(Records with drawing code)
•••••

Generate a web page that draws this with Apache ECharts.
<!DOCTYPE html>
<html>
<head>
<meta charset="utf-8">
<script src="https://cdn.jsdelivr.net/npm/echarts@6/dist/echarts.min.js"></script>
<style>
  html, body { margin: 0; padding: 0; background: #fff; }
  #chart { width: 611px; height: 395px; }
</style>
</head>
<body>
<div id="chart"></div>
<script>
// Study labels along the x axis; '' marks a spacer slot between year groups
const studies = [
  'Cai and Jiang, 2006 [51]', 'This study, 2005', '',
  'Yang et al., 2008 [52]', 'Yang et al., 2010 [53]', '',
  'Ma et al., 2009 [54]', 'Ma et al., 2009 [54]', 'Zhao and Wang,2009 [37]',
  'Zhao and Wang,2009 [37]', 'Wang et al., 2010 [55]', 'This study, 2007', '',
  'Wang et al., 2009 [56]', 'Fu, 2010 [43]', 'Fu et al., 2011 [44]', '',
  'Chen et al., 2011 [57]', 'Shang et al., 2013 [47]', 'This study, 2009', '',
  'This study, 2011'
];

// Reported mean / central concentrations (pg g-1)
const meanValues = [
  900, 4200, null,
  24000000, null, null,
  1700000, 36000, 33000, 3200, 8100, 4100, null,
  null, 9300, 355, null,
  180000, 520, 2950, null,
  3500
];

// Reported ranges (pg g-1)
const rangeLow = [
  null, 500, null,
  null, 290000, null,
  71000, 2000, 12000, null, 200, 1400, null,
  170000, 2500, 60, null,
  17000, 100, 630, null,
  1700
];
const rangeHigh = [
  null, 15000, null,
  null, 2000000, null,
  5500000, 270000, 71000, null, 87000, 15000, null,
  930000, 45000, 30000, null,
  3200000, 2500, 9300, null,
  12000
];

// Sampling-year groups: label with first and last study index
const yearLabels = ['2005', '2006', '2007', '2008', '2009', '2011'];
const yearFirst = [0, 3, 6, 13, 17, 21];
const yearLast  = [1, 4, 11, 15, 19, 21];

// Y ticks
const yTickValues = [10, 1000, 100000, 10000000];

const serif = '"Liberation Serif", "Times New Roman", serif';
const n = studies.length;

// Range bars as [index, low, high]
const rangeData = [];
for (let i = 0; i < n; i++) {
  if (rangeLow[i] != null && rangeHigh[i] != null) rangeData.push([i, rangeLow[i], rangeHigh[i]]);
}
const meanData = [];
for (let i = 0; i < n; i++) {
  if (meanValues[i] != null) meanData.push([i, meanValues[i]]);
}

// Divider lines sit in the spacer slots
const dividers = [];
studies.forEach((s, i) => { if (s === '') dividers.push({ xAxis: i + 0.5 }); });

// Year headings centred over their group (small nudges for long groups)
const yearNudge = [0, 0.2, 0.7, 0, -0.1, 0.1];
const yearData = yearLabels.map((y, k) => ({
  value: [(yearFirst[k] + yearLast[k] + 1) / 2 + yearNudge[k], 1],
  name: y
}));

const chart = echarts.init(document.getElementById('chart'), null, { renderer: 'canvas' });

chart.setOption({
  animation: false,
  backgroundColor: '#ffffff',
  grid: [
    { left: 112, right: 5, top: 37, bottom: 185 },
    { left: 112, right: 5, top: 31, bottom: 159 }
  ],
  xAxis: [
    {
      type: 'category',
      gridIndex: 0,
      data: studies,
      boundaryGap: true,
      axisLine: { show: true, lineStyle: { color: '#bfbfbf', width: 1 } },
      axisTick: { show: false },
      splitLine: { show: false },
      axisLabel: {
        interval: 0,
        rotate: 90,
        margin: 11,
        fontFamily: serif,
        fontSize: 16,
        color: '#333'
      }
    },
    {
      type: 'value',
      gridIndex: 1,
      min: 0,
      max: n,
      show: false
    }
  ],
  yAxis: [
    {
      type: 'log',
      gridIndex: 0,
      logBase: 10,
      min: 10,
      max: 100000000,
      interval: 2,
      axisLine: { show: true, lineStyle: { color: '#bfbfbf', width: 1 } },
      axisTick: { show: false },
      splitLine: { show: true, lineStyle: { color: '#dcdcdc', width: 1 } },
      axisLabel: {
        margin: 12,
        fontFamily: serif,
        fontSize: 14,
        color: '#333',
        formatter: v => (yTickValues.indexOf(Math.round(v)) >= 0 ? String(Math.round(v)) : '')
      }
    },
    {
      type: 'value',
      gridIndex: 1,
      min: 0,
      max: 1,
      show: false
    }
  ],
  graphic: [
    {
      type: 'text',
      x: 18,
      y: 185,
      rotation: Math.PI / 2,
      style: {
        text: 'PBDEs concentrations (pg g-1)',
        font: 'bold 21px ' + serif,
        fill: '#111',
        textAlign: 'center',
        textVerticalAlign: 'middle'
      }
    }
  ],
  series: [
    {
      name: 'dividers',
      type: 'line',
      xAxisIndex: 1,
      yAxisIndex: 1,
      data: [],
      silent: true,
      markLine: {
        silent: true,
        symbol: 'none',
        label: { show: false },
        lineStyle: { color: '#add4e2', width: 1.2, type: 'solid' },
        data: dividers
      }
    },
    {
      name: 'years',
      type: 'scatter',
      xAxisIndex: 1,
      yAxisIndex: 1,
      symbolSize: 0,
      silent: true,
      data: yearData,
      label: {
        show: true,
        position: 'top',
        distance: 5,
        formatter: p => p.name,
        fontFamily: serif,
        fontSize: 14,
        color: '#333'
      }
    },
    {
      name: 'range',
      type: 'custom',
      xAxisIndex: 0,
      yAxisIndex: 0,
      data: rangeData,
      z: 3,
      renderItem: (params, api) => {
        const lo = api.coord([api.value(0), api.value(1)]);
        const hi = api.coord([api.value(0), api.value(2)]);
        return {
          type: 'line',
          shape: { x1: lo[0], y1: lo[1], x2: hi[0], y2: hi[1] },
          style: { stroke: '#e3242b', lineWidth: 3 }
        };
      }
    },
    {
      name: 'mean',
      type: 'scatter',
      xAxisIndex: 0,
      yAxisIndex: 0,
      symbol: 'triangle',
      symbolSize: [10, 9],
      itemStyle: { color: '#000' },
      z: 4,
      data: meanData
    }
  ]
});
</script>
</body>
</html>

•••••

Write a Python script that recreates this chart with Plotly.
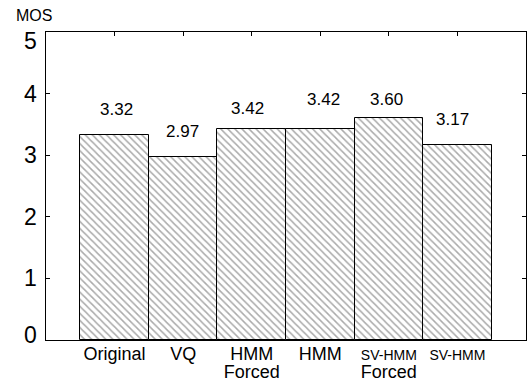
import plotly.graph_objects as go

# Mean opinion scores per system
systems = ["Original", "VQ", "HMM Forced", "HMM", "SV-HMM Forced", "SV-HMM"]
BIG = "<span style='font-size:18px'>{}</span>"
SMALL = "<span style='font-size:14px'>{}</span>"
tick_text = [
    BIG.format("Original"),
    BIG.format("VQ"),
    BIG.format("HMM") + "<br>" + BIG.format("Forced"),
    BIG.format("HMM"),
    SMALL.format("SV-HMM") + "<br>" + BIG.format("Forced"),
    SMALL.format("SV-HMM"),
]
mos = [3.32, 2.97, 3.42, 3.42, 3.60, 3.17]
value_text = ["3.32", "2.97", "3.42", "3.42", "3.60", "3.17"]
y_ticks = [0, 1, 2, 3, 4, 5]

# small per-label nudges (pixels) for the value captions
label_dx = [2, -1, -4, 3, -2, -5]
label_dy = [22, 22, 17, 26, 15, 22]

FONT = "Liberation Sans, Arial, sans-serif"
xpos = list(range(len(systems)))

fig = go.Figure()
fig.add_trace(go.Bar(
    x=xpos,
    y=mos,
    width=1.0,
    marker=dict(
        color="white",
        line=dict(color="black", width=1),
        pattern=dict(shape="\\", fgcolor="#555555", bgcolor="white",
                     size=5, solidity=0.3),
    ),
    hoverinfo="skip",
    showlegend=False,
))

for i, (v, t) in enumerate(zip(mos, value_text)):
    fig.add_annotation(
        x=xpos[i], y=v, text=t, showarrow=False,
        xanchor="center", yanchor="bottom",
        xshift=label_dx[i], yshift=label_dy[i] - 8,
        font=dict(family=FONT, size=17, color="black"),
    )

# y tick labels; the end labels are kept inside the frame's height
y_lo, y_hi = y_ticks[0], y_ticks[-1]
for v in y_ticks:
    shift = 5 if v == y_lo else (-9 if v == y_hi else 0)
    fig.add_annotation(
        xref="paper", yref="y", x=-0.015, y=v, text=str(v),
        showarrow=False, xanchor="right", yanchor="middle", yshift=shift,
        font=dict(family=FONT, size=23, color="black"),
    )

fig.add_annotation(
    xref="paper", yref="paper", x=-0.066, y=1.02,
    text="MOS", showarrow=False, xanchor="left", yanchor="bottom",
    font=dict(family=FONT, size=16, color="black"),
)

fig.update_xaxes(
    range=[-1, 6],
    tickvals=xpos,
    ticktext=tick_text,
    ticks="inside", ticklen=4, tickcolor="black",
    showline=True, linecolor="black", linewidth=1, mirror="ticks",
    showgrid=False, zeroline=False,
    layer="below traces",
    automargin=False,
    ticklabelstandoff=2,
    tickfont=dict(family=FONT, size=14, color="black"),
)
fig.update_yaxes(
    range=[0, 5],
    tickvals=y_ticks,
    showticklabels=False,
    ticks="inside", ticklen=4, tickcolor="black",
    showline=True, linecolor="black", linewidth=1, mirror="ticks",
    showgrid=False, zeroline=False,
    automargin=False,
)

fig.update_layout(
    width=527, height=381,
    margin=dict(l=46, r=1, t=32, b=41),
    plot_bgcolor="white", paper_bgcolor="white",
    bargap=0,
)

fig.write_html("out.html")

•••••

WORK TO DO: Within the entries above, give again exactly the lines starting at the one that contains "Write a Python" and ending at the one that contains "import plotly.graph_objects as go", leaving out the pictures.

IN RESPONSE:
Write a Python script that recreates this chart with Plotly.
import plotly.graph_objects as go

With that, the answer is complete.